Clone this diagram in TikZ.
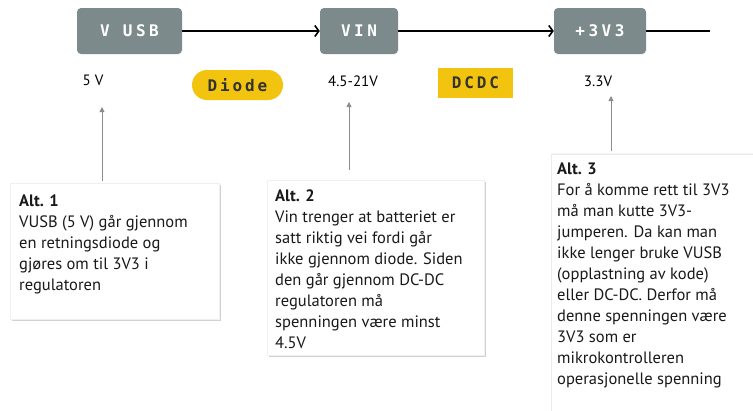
\documentclass[tikz,border=0pt]{standalone}
\usepackage{fontspec}
\setmainfont{PT Sans}
\newfontfamily\stagefont{DejaVu Sans Mono}[LetterSpace=22]
\newfontfamily\tagfont{DejaVu Sans Mono}[LetterSpace=18]
\usetikzlibrary{arrows.meta,shadows}
\definecolor{boxgray}{HTML}{7C8A8B}
\definecolor{tagyellow}{HTML}{F2C40F}
\definecolor{ptrgray}{HTML}{8C8C8C}
\definecolor{tagtext}{HTML}{333333}
\begin{document}
\begin{tikzpicture}[x=1pt,y=-1pt,
  stage/.style={fill=boxgray, rounded corners=4pt, text=white,
    font=\stagefont\bfseries\fontsize{16}{16}\selectfont,
    minimum height=46pt, inner sep=0pt},
  tag/.style={fill=tagyellow, text=tagtext,
    font=\tagfont\bfseries\fontsize{16}{16}\selectfont,
    minimum height=30pt, inner sep=0pt},
  volt/.style={font=\fontsize{15}{15}\selectfont, inner sep=0pt},
  flow/.style={line width=1.8pt, -{Straight Barb[length=4pt,width=11pt,line width=1.6pt]}},
  pointer/.style={draw=ptrgray, line width=0.9pt, -{Triangle[length=5pt,width=5pt]}},
  altbox/.style={fill=white, draw=black!6, line width=0.4pt,
    drop shadow={opacity=0.35, shadow xshift=1.5pt, shadow yshift=-1.8pt},
    inner sep=0pt, anchor=north west},
  alttext/.style={font=\fontsize{16.5}{21}\selectfont, align=left,
    inner sep=0pt, anchor=north west, text=black!90}
]
\useasboundingbox[fill=white] (0,0) rectangle (753,410);

% stages
\node[stage, minimum width=105pt] (vusb) at (129.5,31) {V USB};
\node[stage, minimum width=78pt] (vin) at (359,31) {VIN};
\node[stage, minimum width=92pt] (v33) at (600,31) {+3V3};
\coordinate (lineend) at (710,31);

\draw[flow] (vusb.east) -- (vin.west);
\draw[flow] (vin.east) -- (v33.west);
\draw[line width=1.8pt] (v33.east) -- (lineend);

% voltages and parts
\node[volt] (l5) at (93,80) {5 V};
\node[volt] (l45) at (353,81) {4.5-21V};
\node[volt] (l33) at (598,81) {3.3V};
\node[tag, minimum width=91pt, rounded corners=15pt] (diode) at (237.5,85) {Diode};
\node[tag, minimum width=75pt] (dcdc) at (475.5,82.5) {DCDC};

% explanation boxes
\node[altbox, minimum width=209pt, minimum height=136pt] (box1) at (10,183) {};
\node[altbox, minimum width=217pt, minimum height=175pt] (box2) at (267,180) {};
\node[altbox, draw=black!8, drop shadow={opacity=0.08, shadow xshift=0pt, shadow yshift=1pt},
  minimum width=215pt, minimum height=270pt] (box3) at (551,154) {};

\node[alttext] (t1) at (19,195) {\textbf{Alt. 1}\\VUSB (5 V) går gjennom\\en retningsdiode og\\gjøres om til 3V3 i\\regulatoren};
\node[alttext] (t2) at (275,190) {\textbf{Alt. 2}\\Vin trenger at batteriet er\\satt riktig vei fordi går\\ikke gjennom diode. Siden\\den går gjennom DC-DC\\regulatoren må\\spenningen være minst\\4.5V};
\node[alttext] (t3) at (557,163) {\textbf{Alt. 3}\\For å komme rett til 3V3\\må man kutte 3V3-\\jumperen. Da kan man\\ikke lenger bruke VUSB\\(opplastning av kode)\\eller DC-DC. Derfor må\\denne spenningen være\\3V3 som er\\mikrokontrolleren\\operasjonelle spenning};

% pointers
\coordinate (p1) at (102,181);
\coordinate (q1) at (102,107);
\coordinate (p2) at (349,170);
\coordinate (q2) at (349,102);
\coordinate (p3) at (611,151);
\coordinate (q3) at (611,96);
\draw[pointer] (p1) -- (q1);
\draw[pointer] (p2) -- (q2);
\draw[pointer] (p3) -- (q3);
\end{tikzpicture}
\end{document}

Exercise details: Leave out the pictures and restate everything else word for word.

Completed task:
Clone this diagram in TikZ.
\documentclass[tikz,border=0pt]{standalone}
\usepackage{fontspec}
\setmainfont{PT Sans}
\newfontfamily\stagefont{DejaVu Sans Mono}[LetterSpace=22]
\newfontfamily\tagfont{DejaVu Sans Mono}[LetterSpace=18]
\usetikzlibrary{arrows.meta,shadows}
\definecolor{boxgray}{HTML}{7C8A8B}
\definecolor{tagyellow}{HTML}{F2C40F}
\definecolor{ptrgray}{HTML}{8C8C8C}
\definecolor{tagtext}{HTML}{333333}
\begin{document}
\begin{tikzpicture}[x=1pt,y=-1pt,
  stage/.style={fill=boxgray, rounded corners=4pt, text=white,
    font=\stagefont\bfseries\fontsize{16}{16}\selectfont,
    minimum height=46pt, inner sep=0pt},
  tag/.style={fill=tagyellow, text=tagtext,
    font=\tagfont\bfseries\fontsize{16}{16}\selectfont,
    minimum height=30pt, inner sep=0pt},
  volt/.style={font=\fontsize{15}{15}\selectfont, inner sep=0pt},
  flow/.style={line width=1.8pt, -{Straight Barb[length=4pt,width=11pt,line width=1.6pt]}},
  pointer/.style={draw=ptrgray, line width=0.9pt, -{Triangle[length=5pt,width=5pt]}},
  altbox/.style={fill=white, draw=black!6, line width=0.4pt,
    drop shadow={opacity=0.35, shadow xshift=1.5pt, shadow yshift=-1.8pt},
    inner sep=0pt, anchor=north west},
  alttext/.style={font=\fontsize{16.5}{21}\selectfont, align=left,
    inner sep=0pt, anchor=north west, text=black!90}
]
\useasboundingbox[fill=white] (0,0) rectangle (753,410);

% stages
\node[stage, minimum width=105pt] (vusb) at (129.5,31) {V USB};
\node[stage, minimum width=78pt] (vin) at (359,31) {VIN};
\node[stage, minimum width=92pt] (v33) at (600,31) {+3V3};
\coordinate (lineend) at (710,31);

\draw[flow] (vusb.east) -- (vin.west);
\draw[flow] (vin.east) -- (v33.west);
\draw[line width=1.8pt] (v33.east) -- (lineend);

% voltages and parts
\node[volt] (l5) at (93,80) {5 V};
\node[volt] (l45) at (353,81) {4.5-21V};
\node[volt] (l33) at (598,81) {3.3V};
\node[tag, minimum width=91pt, rounded corners=15pt] (diode) at (237.5,85) {Diode};
\node[tag, minimum width=75pt] (dcdc) at (475.5,82.5) {DCDC};

% explanation boxes
\node[altbox, minimum width=209pt, minimum height=136pt] (box1) at (10,183) {};
\node[altbox, minimum width=217pt, minimum height=175pt] (box2) at (267,180) {};
\node[altbox, draw=black!8, drop shadow={opacity=0.08, shadow xshift=0pt, shadow yshift=1pt},
  minimum width=215pt, minimum height=270pt] (box3) at (551,154) {};

\node[alttext] (t1) at (19,195) {\textbf{Alt. 1}\\VUSB (5 V) går gjennom\\en retningsdiode og\\gjøres om til 3V3 i\\regulatoren};
\node[alttext] (t2) at (275,190) {\textbf{Alt. 2}\\Vin trenger at batteriet er\\satt riktig vei fordi går\\ikke gjennom diode. Siden\\den går gjennom DC-DC\\regulatoren må\\spenningen være minst\\4.5V};
\node[alttext] (t3) at (557,163) {\textbf{Alt. 3}\\For å komme rett til 3V3\\må man kutte 3V3-\\jumperen. Da kan man\\ikke lenger bruke VUSB\\(opplastning av kode)\\eller DC-DC. Derfor må\\denne spenningen være\\3V3 som er\\mikrokontrolleren\\operasjonelle spenning};

% pointers
\coordinate (p1) at (102,181);
\coordinate (q1) at (102,107);
\coordinate (p2) at (349,170);
\coordinate (q2) at (349,102);
\coordinate (p3) at (611,151);
\coordinate (q3) at (611,96);
\draw[pointer] (p1) -- (q1);
\draw[pointer] (p2) -- (q2);
\draw[pointer] (p3) -- (q3);
\end{tikzpicture}
\end{document}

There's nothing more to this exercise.